Biophysical Journal, Volume 71, Issue 2, 995-1010, 1 August 1996
doi:10.1016/S0006-3495(96)79301-3
Research Article
Z. Fetisova, A. Freiberg, K. Mauring, V. Novoderezhkin, A. Taisova and K. Timpmann
A theory of excitation energy transfer within the chlorosomal antennae of green bacteria has been developed for an exciton model of aggregation of bacteriochlorophyll (BChl) c (d or e). This model of six exciton-coupled BChl chains with low packing density, approximating that in vivo, and interchain distances of approximately 2 nm was generated to yield the key spectral features found in natural antennae, i.e., the exciton level structure revealed by spectral hole burning experiments and polarization of all the levels parallel to the long axis of the chlorosome.
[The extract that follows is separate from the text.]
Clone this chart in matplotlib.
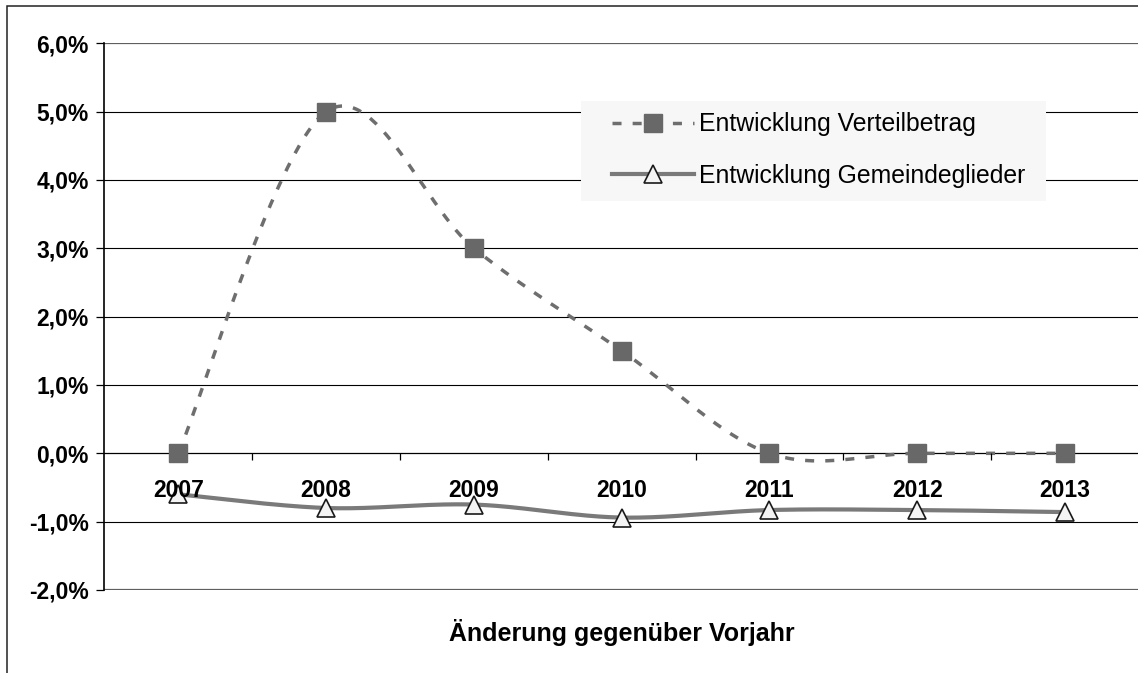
import numpy as np
import matplotlib
matplotlib.use("Agg")
import matplotlib.pyplot as plt
from matplotlib.patches import Rectangle
from matplotlib.lines import Line2D

plt.rcParams['font.family'] = ['Liberation Sans', 'DejaVu Sans']

# ---- data ----
years = ['2007', '2008', '2009', '2010', '2011', '2012', '2013']
verteilbetrag = [0.0, 5.0, 3.0, 1.5, 0.0, 0.0, 0.0]
gemeindeglieder = [-0.6, -0.8, -0.75, -0.94, -0.83, -0.83, -0.86]
y_ticks = [-2, -1, 0, 1, 2, 3, 4, 5, 6]
y_tick_labels = ['-2,0%', '-1,0%', '0,0%', '1,0%', '2,0%', '3,0%', '4,0%', '5,0%', '6,0%']
series_labels = ['Entwicklung Verteilbetrag', 'Entwicklung Gemeindeglieder']
x_title = 'Änderung gegenüber Vorjahr'


def smooth(xs, ys, n=60):
    """Excel-like smoothed line (Catmull-Rom as cubic Bezier)."""
    xs = np.asarray(xs, float)
    ys = np.asarray(ys, float)
    px = np.concatenate([[xs[0]], xs, [xs[-1]]])
    py = np.concatenate([[ys[0]], ys, [ys[-1]]])
    t = np.linspace(0, 1, n)
    ox, oy = [], []
    for i in range(len(xs) - 1):
        p0 = np.array([px[i], py[i]])
        p1 = np.array([px[i + 1], py[i + 1]])
        p2 = np.array([px[i + 2], py[i + 2]])
        p3 = np.array([px[i + 3], py[i + 3]])
        c1 = p1 + (p2 - p0) / 6.0
        c2 = p2 - (p3 - p1) / 6.0
        b = ((1 - t) ** 3)[:, None] * p1 + (3 * (1 - t) ** 2 * t)[:, None] * c1 \
            + (3 * (1 - t) * t ** 2)[:, None] * c2 + (t ** 3)[:, None] * p2
        if i > 0:
            b = b[1:]
        ox.extend(b[:, 0])
        oy.extend(b[:, 1])
    return np.array(ox), np.array(oy)


W, H = 1138, 673
fig = plt.figure(figsize=(W / 100, H / 100), dpi=100)
ax = fig.add_axes([104.4 / W, 83 / H, 1034.6 / W, 546.7 / H])

x = np.arange(len(years))
ax.set_xlim(-0.5, len(years) - 0.5)
ax.set_ylim(min(y_ticks), max(y_ticks))

# gridlines
for v in y_ticks:
    if v in (min(y_ticks), max(y_ticks)):
        ax.axhline(v, color='#5f5f5f', lw=1.6, zorder=1)
    elif v != 0:
        ax.axhline(v, color='black', lw=0.8, zorder=1)

dash_col = '#6e6e6e'
sq_col = '#686868'
line_col = '#7a7a7a'
dash_lw = 2.5
dashes = (2.6, 3.2)

sx, sy = smooth(x, verteilbetrag)
ax.plot(sx, sy, color=dash_col, lw=dash_lw, linestyle=(0, dashes),
        dash_capstyle='butt', zorder=3)
ax.plot(x, verteilbetrag, linestyle='none', marker='s', ms=13,
        mfc=sq_col, mec=sq_col, zorder=4)

gx, gy = smooth(x, gemeindeglieder)
ax.plot(gx, gy, color=line_col, lw=3.0, solid_capstyle='butt', zorder=3)
ax.plot(x, gemeindeglieder, linestyle='none', marker='^', ms=13,
        mfc='#f4f4f4', mec='#1a1a1a', mew=1.2, zorder=4)

# spines
for s in ('top', 'right'):
    ax.spines[s].set_visible(False)
ax.spines['bottom'].set_position(('data', 0))
ax.spines['bottom'].set_color('black')
ax.spines['bottom'].set_linewidth(0.9)
ax.spines['bottom'].set_zorder(1.2)
ax.spines['left'].set_color('black')
ax.spines['left'].set_linewidth(1.2)

# x ticks
ax.set_xticks(x)
ax.set_xticklabels(years, fontsize=16.5, fontweight='bold')
ax.set_xticks(x[:-1] + 0.5, minor=True)
ax.tick_params(axis='x', which='major', length=0, pad=18.5)
ax.tick_params(axis='x', which='minor', length=5, width=0.9, direction='out', color='black')
ax.xaxis.set_zorder(5)

# y ticks
ax.set_yticks(y_ticks)
ax.set_yticklabels(y_tick_labels, fontsize=16.5, fontweight='bold')
ax.tick_params(axis='y', length=5.8, width=0.9, pad=5.5, color='black')

# axis title
fig.text(622 / W, 1 - 632 / H, x_title, ha='center', va='center',
         fontsize=18, fontweight='bold')

# legend background box
fig.patches.append(Rectangle((581 / W, 1 - 201 / H), (1046 - 581) / W, 100.3 / H,
                             transform=fig.transFigure, facecolor='#f7f7f7',
                             edgecolor='none', zorder=1))
handles = [
    Line2D([], [], color=dash_col, lw=dash_lw, linestyle=(0, dashes), marker='s', ms=13,
           mfc=sq_col, mec=sq_col, dash_capstyle='butt'),
    Line2D([], [], color=line_col, lw=3.0, marker='^', ms=13,
           mfc='#f4f4f4', mec='#1a1a1a', mew=1.2),
]
fig.legend(handles, series_labels, loc='center left',
           bbox_to_anchor=(612 / W, 1 - 150 / H), frameon=False,
           fontsize=17.8, handlelength=3.3, handletextpad=0.2,
           labelspacing=1.1, borderpad=0, borderaxespad=0, numpoints=1)

# outer chart border (left and top visible)
fig.patches.append(Rectangle((6.5 / W, -0.1), 1.2, 1.1 - 6 / H,
                             transform=fig.transFigure, fill=False,
                             edgecolor='#222222', lw=1.1, zorder=0.5))

fig.savefig('out.png', dpi=100)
With picosecond fluorescence spectroscopy it was demonstrated that the theory explains the antenna-size-dependent kinetics of fluorescence decay in chlorosomal antenna, measured for intact cells of different cultures of the green bacterium C. aurantiacus, with different chlorosomal antenna size determined by electron microscopic examination of the ultrathin sections of the cells. The data suggest a possible mechanism of excitation energy transfer within the chlorosome that implies the formation of a cylindrical exciton, delocalized over a tubular aggregate of BChl c chains, and Forster-type transfer of such a cylindrical exciton between the nearest tubular BChl c aggregates as well as to BChl a of the baseplate.